▸ **Exercise directions**
Go through the data and copy every line exactly, but not the images.

▸ **Source excerpt**

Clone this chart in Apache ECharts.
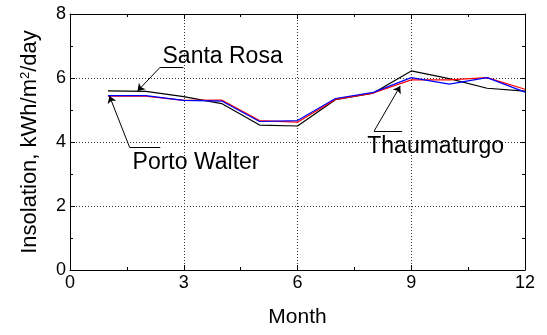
<!DOCTYPE html>
<html><head><meta charset="utf-8">
<script src="https://cdn.jsdelivr.net/npm/echarts@6/dist/echarts.min.js"></script>
<style>html,body{margin:0;padding:0;background:#fff}#c{width:547px;height:335px}</style>
</head><body><div id="c"></div>
<script>
const months = [1,2,3,4,5,6,7,8,9,10,11,12];
const santaRosa   = [5.60,5.58,5.42,5.20,4.53,4.50,5.32,5.53,6.22,5.98,5.68,5.59];
const portoWalter = [5.45,5.45,5.30,5.28,4.64,4.67,5.36,5.55,6.01,5.81,6.01,5.56];
const thaumaturgo = [5.43,5.43,5.30,5.31,4.67,4.62,5.33,5.53,5.94,5.94,6.01,5.65];
const xTicks = [0,3,6,9,12];
const yTicks = [0,2,4,6,8];
// annotation labels: [text, x, y] in data units
const labels = [["Santa Rosa",2.44,6.66],["Porto Walter",1.65,3.34],["Thaumaturgo",7.84,3.84]];
// leader lines: [x1,y1,x2,y2,arrow]
const leaders = [
  [2.38,6.34,2.99,6.34,false],[2.38,6.34,1.78,5.59,true],
  [1.57,3.84,2.38,3.84,false],[1.57,3.84,1.04,5.44,true],
  [8.02,4.34,8.76,4.34,false],[8.02,4.34,8.71,5.75,true]
];
const FONT = 'Liberation Sans, Arial, sans-serif';
const chart = echarts.init(document.getElementById('c'));
const pair = arr => months.map((m,i)=>[m,arr[i]]);
const axisCommon = {
  axisLine:{show:true,onZero:false,lineStyle:{color:'#000',width:1}},
  axisTick:{show:true,inside:true,length:5,lineStyle:{color:'#000'}},
  minorTick:{show:true,splitNumber:2,length:3,lineStyle:{color:'#000'}},
};
chart.setOption({
  animation:false,
  grid:{left:70,right:22,top:14,bottom:65,containLabel:false},
  xAxis:[
    Object.assign({type:'value',min:xTicks[0],max:xTicks[xTicks.length-1],interval:3,position:'bottom',
      name:'Month',nameLocation:'middle',nameGap:37,
      nameTextStyle:{fontFamily:FONT,fontSize:21,color:'#000'},
      axisLabel:{fontFamily:FONT,fontSize:18,color:'#000',margin:4},
      splitLine:{show:true,lineStyle:{color:'#333',type:[1,2],width:1}}},axisCommon),
    Object.assign({type:'value',min:0,max:12,interval:3,position:'top',axisLabel:{show:false},splitLine:{show:false}},axisCommon)
  ],
  yAxis:[
    Object.assign({type:'value',min:yTicks[0],max:yTicks[yTicks.length-1],interval:2,position:'left',
      name:'Insolation, kWh/m{s|2}/day',nameLocation:'middle',nameGap:29,
      nameTextStyle:{fontFamily:FONT,fontSize:22,color:'#000',rich:{s:{fontFamily:FONT,fontSize:13,verticalAlign:'top',padding:[0,0,9,0]}}},
      axisLabel:{fontFamily:FONT,fontSize:18,color:'#000',margin:4},
      splitLine:{show:true,lineStyle:{color:'#333',type:[1,2],width:1}}},axisCommon),
    Object.assign({type:'value',min:0,max:8,interval:2,position:'right',axisLabel:{show:false},splitLine:{show:false}},axisCommon)
  ],
  series:[
    {name:'Santa Rosa',type:'line',data:pair(santaRosa),showSymbol:false,lineStyle:{color:'#000',width:1.2},z:3,
     markLine:{silent:true,symbolSize:7,label:{show:false},lineStyle:{color:'#000',width:1,type:'solid'},
       data:leaders.map(l=>[{coord:[l[0],l[1]],symbol:'none'},{coord:[l[2],l[3]],symbol:l[4]?'arrow':'none'}])},
     markPoint:{silent:true,symbol:'rect',symbolSize:0,
       data:labels.map(l=>({coord:[l[1],l[2]],value:l[0],label:{show:true,position:'right',distance:0,formatter:l[0],fontFamily:FONT,fontSize:23,color:'#000'}}))}},
    {name:'Thaumaturgo',type:'line',data:pair(thaumaturgo),showSymbol:false,lineStyle:{color:'#ff0000',width:1.2},z:4},
    {name:'Porto Walter',type:'line',data:pair(portoWalter),showSymbol:false,lineStyle:{color:'#0000ff',width:1.2},z:5}
  ]
});
</script></body></html>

▸ **Exercise solution**
Clone this chart in Apache ECharts.
<!DOCTYPE html>
<html><head><meta charset="utf-8">
<script src="https://cdn.jsdelivr.net/npm/echarts@6/dist/echarts.min.js"></script>
<style>html,body{margin:0;padding:0;background:#fff}#c{width:547px;height:335px}</style>
</head><body><div id="c"></div>
<script>
const months = [1,2,3,4,5,6,7,8,9,10,11,12];
const santaRosa   = [5.60,5.58,5.42,5.20,4.53,4.50,5.32,5.53,6.22,5.98,5.68,5.59];
const portoWalter = [5.45,5.45,5.30,5.28,4.64,4.67,5.36,5.55,6.01,5.81,6.01,5.56];
const thaumaturgo = [5.43,5.43,5.30,5.31,4.67,4.62,5.33,5.53,5.94,5.94,6.01,5.65];
const xTicks = [0,3,6,9,12];
const yTicks = [0,2,4,6,8];
// annotation labels: [text, x, y] in data units
const labels = [["Santa Rosa",2.44,6.66],["Porto Walter",1.65,3.34],["Thaumaturgo",7.84,3.84]];
// leader lines: [x1,y1,x2,y2,arrow]
const leaders = [
  [2.38,6.34,2.99,6.34,false],[2.38,6.34,1.78,5.59,true],
  [1.57,3.84,2.38,3.84,false],[1.57,3.84,1.04,5.44,true],
  [8.02,4.34,8.76,4.34,false],[8.02,4.34,8.71,5.75,true]
];
const FONT = 'Liberation Sans, Arial, sans-serif';
const chart = echarts.init(document.getElementById('c'));
const pair = arr => months.map((m,i)=>[m,arr[i]]);
const axisCommon = {
  axisLine:{show:true,onZero:false,lineStyle:{color:'#000',width:1}},
  axisTick:{show:true,inside:true,length:5,lineStyle:{color:'#000'}},
  minorTick:{show:true,splitNumber:2,length:3,lineStyle:{color:'#000'}},
};
chart.setOption({
  animation:false,
  grid:{left:70,right:22,top:14,bottom:65,containLabel:false},
  xAxis:[
    Object.assign({type:'value',min:xTicks[0],max:xTicks[xTicks.length-1],interval:3,position:'bottom',
      name:'Month',nameLocation:'middle',nameGap:37,
      nameTextStyle:{fontFamily:FONT,fontSize:21,color:'#000'},
      axisLabel:{fontFamily:FONT,fontSize:18,color:'#000',margin:4},
      splitLine:{show:true,lineStyle:{color:'#333',type:[1,2],width:1}}},axisCommon),
    Object.assign({type:'value',min:0,max:12,interval:3,position:'top',axisLabel:{show:false},splitLine:{show:false}},axisCommon)
  ],
  yAxis:[
    Object.assign({type:'value',min:yTicks[0],max:yTicks[yTicks.length-1],interval:2,position:'left',
      name:'Insolation, kWh/m{s|2}/day',nameLocation:'middle',nameGap:29,
      nameTextStyle:{fontFamily:FONT,fontSize:22,color:'#000',rich:{s:{fontFamily:FONT,fontSize:13,verticalAlign:'top',padding:[0,0,9,0]}}},
      axisLabel:{fontFamily:FONT,fontSize:18,color:'#000',margin:4},
      splitLine:{show:true,lineStyle:{color:'#333',type:[1,2],width:1}}},axisCommon),
    Object.assign({type:'value',min:0,max:8,interval:2,position:'right',axisLabel:{show:false},splitLine:{show:false}},axisCommon)
  ],
  series:[
    {name:'Santa Rosa',type:'line',data:pair(santaRosa),showSymbol:false,lineStyle:{color:'#000',width:1.2},z:3,
     markLine:{silent:true,symbolSize:7,label:{show:false},lineStyle:{color:'#000',width:1,type:'solid'},
       data:leaders.map(l=>[{coord:[l[0],l[1]],symbol:'none'},{coord:[l[2],l[3]],symbol:l[4]?'arrow':'none'}])},
     markPoint:{silent:true,symbol:'rect',symbolSize:0,
       data:labels.map(l=>({coord:[l[1],l[2]],value:l[0],label:{show:true,position:'right',distance:0,formatter:l[0],fontFamily:FONT,fontSize:23,color:'#000'}}))}},
    {name:'Thaumaturgo',type:'line',data:pair(thaumaturgo),showSymbol:false,lineStyle:{color:'#ff0000',width:1.2},z:4},
    {name:'Porto Walter',type:'line',data:pair(portoWalter),showSymbol:false,lineStyle:{color:'#0000ff',width:1.2},z:5}
  ]
});
</script></body></html>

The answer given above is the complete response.